2. If you are in business, ask your MP to help you out with advice and contacts (eg how to go on international trade visits) and ask questions on the floor of the House. He or she can also set up meetings with ministers and VIP factory visits.

3. And if you find yourself in a battle with one of the departments of the state or the legal team of a large company, you may need the help of a powerful, well-connected friend.

A recent case illustrates how your MP reaches the parts ordinary appeals cannot. One of Sir Teddy Taylor's electors was being threatened by the Child Support Agency for non-payment of his child's upkeep. The poor man has no children, but the CSA's nasty letters took some explaining to his partner. Despite the man's best efforts (he even hired a solicitor to protest his innocence) he kept receiving Kafkaesque replies acknowledging his letters but issuing more threats. Then Sir Teddy waded in, and, before you could say "Maastricht", all was straightened out.

There are three main methods of contacting your MP. You can telephone your local town hall, or the Palace of Westminster (0171-219-3000), write (House of Commons, London SW1A 0AA), or drop in to one of their surgeries.

Tony Benn, Chesterfield's MP, has met an average of 20 constituents a week, 45 weeks a year, since entering the Commons 45 years ago. He is available to his electors 24 hours a day by telephone, and says his surgeries keep him grounded. "The problems I hear are compelling, like 'Grandma needs a new hip', not 'Who will be reshuffled?' I would go mad if I spent all my time in the House of Commons."

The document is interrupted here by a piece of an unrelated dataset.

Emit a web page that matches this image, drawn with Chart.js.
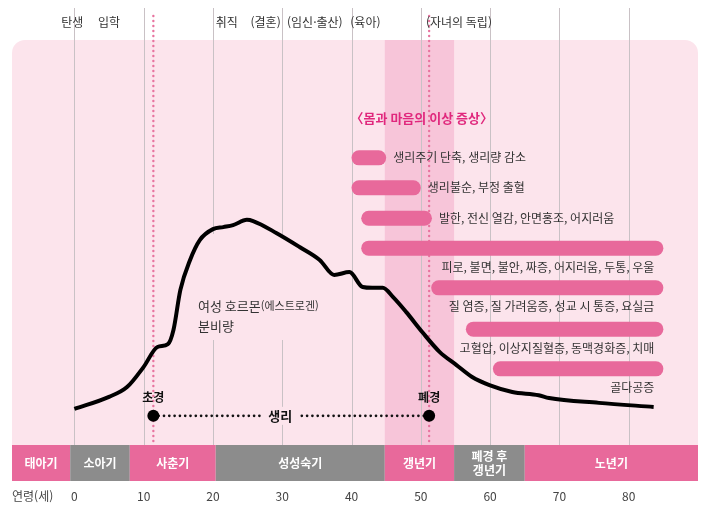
<!DOCTYPE html>
<html lang="ko">
<head>
<meta charset="utf-8">
<script src="https://cdn.jsdelivr.net/npm/chart.js@4.4.1/dist/chart.umd.min.js"></script>
<style>
  html, body { margin: 0; padding: 0; background: #ffffff; }
  #wrap { width: 714px; height: 513px; }
</style>
</head>
<body>
<div id="wrap"><canvas id="lifeChart" width="714" height="513"></canvas></div>
<script>
// 연령(세) 눈금
const ageTicks = [0, 10, 20, 30, 40, 50, 60, 70, 80];

// 생애 사건 (상단 라벨)
const lifeEvents = ["탄생", "입학", "취직", "(결혼)", "(임신·출산)", "(육아)", "(자녀의 독립)"];
const lifeEventAges = [-0.3, 5, 22, 27.6, 34.7, 42, 55.5];

// 생애 단계 (하단 띠)
const stageNames = ["태아기", "소아기", "사춘기", "성성숙기", "갱년기", "폐경 후\n갱년기", "노년기"];
const stageBounds = [-9, -0.6, 8, 20.4, 44.8, 54.8, 65, 90];

// 여성 호르몬(에스트로겐) 분비량 곡선
const hormoneAges = [0, 5, 7.6, 10, 12, 13.5, 14.3, 15.3, 16.7, 18.1, 20, 21.5, 22.9, 24.9, 25.8,
  29.2, 32.5, 35.4, 37.5, 39.7, 41.6, 43, 44.5, 46, 47.9, 50.2, 52.7, 55.1, 57.4, 59.9, 63.2, 67,
  68.5, 75.7, 83.6];
const hormoneLevels = [8.9, 11.9, 14.3, 19.3, 24.2, 24.9, 28.4, 38.3, 45.7, 50.6, 53.3, 53.8, 54.3, 55.6, 55.3,
  52.3, 48.9, 45.7, 42.0, 42.7, 39.0, 38.8, 38.8, 36.5, 32.8, 27.9, 23.0, 19.8, 16.8, 14.8, 13.1, 12.3,
  11.6, 10.4, 9.4];

// 초경, 폐경 나이
const menarcheAge = 11.4;
const menopauseAge = 51.2;
const menstruationLevel = 7.2;
const menstruationLabelAge = 29.7;

// 몸과 마음의 이상 증상
const symptomNames = [
  "생리주기 단축, 생리량 감소",
  "생리불순, 부정 출혈",
  "발한, 전신 열감, 안면홍조, 어지러움",
  "피로, 불면, 불안, 짜증, 어지러움, 두통, 우울",
  "질 염증, 질 가려움증, 성교 시 통증, 요실금",
  "고혈압, 이상지질혈증, 동맥경화증, 치매",
  "골다공증",
];
const symptomStart = [40, 40, 41.4, 41.4, 51.5, 56.5, 60.4];
const symptomEnd = [45, 50, 51.6, 85, 85, 85, 85];
const symptomLevels = [70.9, 63.5, 56.0, 48.6, 38.8, 28.6, 18.8];

const FONT = "'Noto Sans CJK KR', 'Noto Sans', sans-serif";
const PINK = "#e8699b";
const GRAY = "#8c8c8c";
const BG_PINK = "#fce4ec";
const BAND_PINK = "#f7c5d9";
const BAR_H = 15;
const CAP = 1.08; // 둥근 끝 반지름(년)

const hormoneData = hormoneAges.map((a, i) => ({ x: a, y: hormoneLevels[i] }));

const symptomSets = symptomNames.map((name, i) => ({
  label: name,
  data: [
    { x: symptomStart[i] + CAP, y: symptomLevels[i] },
    { x: symptomEnd[i] - CAP, y: symptomLevels[i] },
  ],
  borderColor: PINK,
  borderWidth: BAR_H,
  borderCapStyle: "round",
  pointRadius: 0,
  order: 3,
}));

const backdrop = {
  id: "backdrop",
  beforeDatasetsDraw(chart) {
    const { ctx, chartArea: ca, scales } = chart;
    const x = scales.x;
    ctx.save();
    // 연분홍 배경
    ctx.fillStyle = BG_PINK;
    ctx.beginPath();
    ctx.roundRect(ca.left, ca.top, ca.right - ca.left, ca.bottom - ca.top, [13, 13, 0, 0]);
    ctx.fill();
    // 갱년기 띠
    ctx.fillStyle = BAND_PINK;
    ctx.fillRect(x.getPixelForValue(stageBounds[4]), ca.top,
      x.getPixelForValue(stageBounds[5]) - x.getPixelForValue(stageBounds[4]), ca.bottom - ca.top);
    // 세로 격자
    ctx.strokeStyle = "#c9c1c5";
    ctx.lineWidth = 1;
    ageTicks.forEach((a) => {
      const px = Math.round(x.getPixelForValue(a)) + 0.5;
      ctx.beginPath();
      ctx.moveTo(px, 8);
      ctx.lineTo(px, ca.bottom);
      ctx.stroke();
    });
    // 라벨 뒤 가림
    ctx.fillStyle = BG_PINK;
    ctx.fillRect(195, 234, 110, 106);
    // 초경/폐경 점선
    ctx.fillStyle = "#e8739f";
    [menarcheAge, menopauseAge].forEach((a) => {
      const px = x.getPixelForValue(a);
      for (let py = 16; py < ca.bottom; py += 5) {
        ctx.beginPath();
        ctx.arc(px, py, 1.2, 0, Math.PI * 2);
        ctx.fill();
      }
    });
    ctx.restore();
  },
  afterDatasetsDraw(chart) {
    const { ctx, chartArea: ca, scales } = chart;
    const x = scales.x;
    const y = scales.y;
    ctx.save();
    ctx.textBaseline = "middle";

    // 생리 라벨
    const midX = x.getPixelForValue(menstruationLabelAge);
    const my = y.getPixelForValue(menstruationLevel);
    ctx.fillStyle = BG_PINK;
    ctx.fillRect(midX - 19, my - 9, 38, 18);
    ctx.fillStyle = "#111";
    ctx.font = "bold 13px " + FONT;
    ctx.textAlign = "center";
    ctx.fillText("생리", midX, my);

    // 초경/폐경 라벨
    ctx.font = "bold 12px " + FONT;
    ctx.fillText("초경", x.getPixelForValue(menarcheAge), 397);
    ctx.fillText("폐경", x.getPixelForValue(menopauseAge), 397);

    // 상단 생애 사건
    ctx.font = "12px " + FONT;
    ctx.fillStyle = "#333";
    lifeEvents.forEach((t, i) => ctx.fillText(t, x.getPixelForValue(lifeEventAges[i]), 22));

    // 증상 제목
    ctx.textAlign = "left";
    ctx.font = "bold 13px " + FONT;
    ctx.fillStyle = "#e0287d";
    ctx.fillText("〈몸과 마음의 이상 증상〉", x.getPixelForValue(40) - 1, 118);

    // 증상 라벨
    ctx.font = "12px " + FONT;
    ctx.fillStyle = "#333";
    symptomNames.forEach((t, i) => {
      const py = y.getPixelForValue(symptomLevels[i]);
      if (i < 3) {
        ctx.textAlign = "left";
        ctx.fillText(t, x.getPixelForValue(symptomEnd[i]) + 7, py);
      } else {
        ctx.textAlign = "right";
        ctx.fillText(t, x.getPixelForValue(symptomEnd[i]) - 9, py + 19);
      }
    });

    // 호르몬 라벨
    ctx.textAlign = "left";
    ctx.font = "13px " + FONT;
    const lx = 198;
    ctx.fillText("여성 호르몬", lx, 306);
    const w = ctx.measureText("여성 호르몬").width;
    ctx.font = "11px " + FONT;
    ctx.fillText("(에스트로겐)", lx + w, 306);
    ctx.font = "13px " + FONT;
    ctx.fillText("분비량", lx, 326);

    // 생애 단계 띠
    const top = ca.bottom;
    const h = 36;
    stageNames.forEach((name, i) => {
      const x0 = x.getPixelForValue(stageBounds[i]);
      const x1 = x.getPixelForValue(stageBounds[i + 1]);
      ctx.fillStyle = i % 2 === 0 ? PINK : GRAY;
      ctx.fillRect(x0, top, x1 - x0, h);
      ctx.fillStyle = "#ffffff";
      ctx.font = "bold 12px " + FONT;
      ctx.textAlign = "center";
      const lines = name.split("\n");
      lines.forEach((ln, k) => {
        ctx.fillText(ln, (x0 + x1) / 2, top + h / 2 + (k - (lines.length - 1) / 2) * 14);
      });
    });

    // 연령 눈금
    ctx.fillStyle = "#444";
    ctx.font = "12px " + FONT;
    ctx.textAlign = "left";
    ctx.fillText("연령(세)", 12, 496);
    ctx.textAlign = "center";
    ageTicks.forEach((a) => ctx.fillText(String(a), x.getPixelForValue(a), 496));
    ctx.restore();
  },
};

document.addEventListener("DOMContentLoaded", () => {
  const ctx = document.getElementById("lifeChart").getContext("2d");
  new Chart(ctx, {
    type: "line",
    data: {
      datasets: [
        {
          label: "생리",
          data: [
            { x: menarcheAge, y: menstruationLevel },
            { x: menopauseAge, y: menstruationLevel },
          ],
          borderColor: "#111",
          borderWidth: 2.6,
          borderDash: [0.1, 5.2],
          borderCapStyle: "round",
          pointRadius: 6,
          pointBackgroundColor: "#000",
          pointBorderWidth: 0,
          order: 1,
        },
        {
          label: "여성 호르몬(에스트로겐) 분비량",
          data: hormoneData,
          borderColor: "#000",
          borderWidth: 4,
          cubicInterpolationMode: "monotone",
          pointRadius: 0,
          order: 2,
        },
        ...symptomSets,
      ],
    },
    options: {
      responsive: false,
      animation: false,
      layout: { padding: { left: 12, right: 16, top: 40, bottom: 68 } },
      plugins: { legend: { display: false }, tooltip: { enabled: false } },
      scales: {
        x: { type: "linear", min: -9, max: 90, display: false },
        y: { min: 0, max: 100, display: false },
      },
    },
    plugins: [backdrop],
  });
});
</script>
</body>
</html>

As I phoned Nigel Evans, MP for Ribble Valley, he and his secretary were trying to identify the author of an unreadable letter by comparing a scrawled signature with names on the electoral register. Evans suggests, "Type or carefully print your letter, use bullet points to itemise the issues, and say what you want the MP to do. A good MP has open ears and a big mouth, but we need to be able to understand the problem."

Remember that although you may only get a card from your MP indicating that your letter has been received, this does not mean that your MP has done nothing. Frequently they have written to a minister and are waiting for a reply. Telephone them to see what is happening before you brand them a callous oaf in the local paper.

"We are largely postmen," says Sir Julian Critchley, MP for Aldershot. "We receive letters about which we can do damn little, but we do pass them on to people who can help. We are a useful key to Whitehall, but please try to remember that the lock can turn very slowly."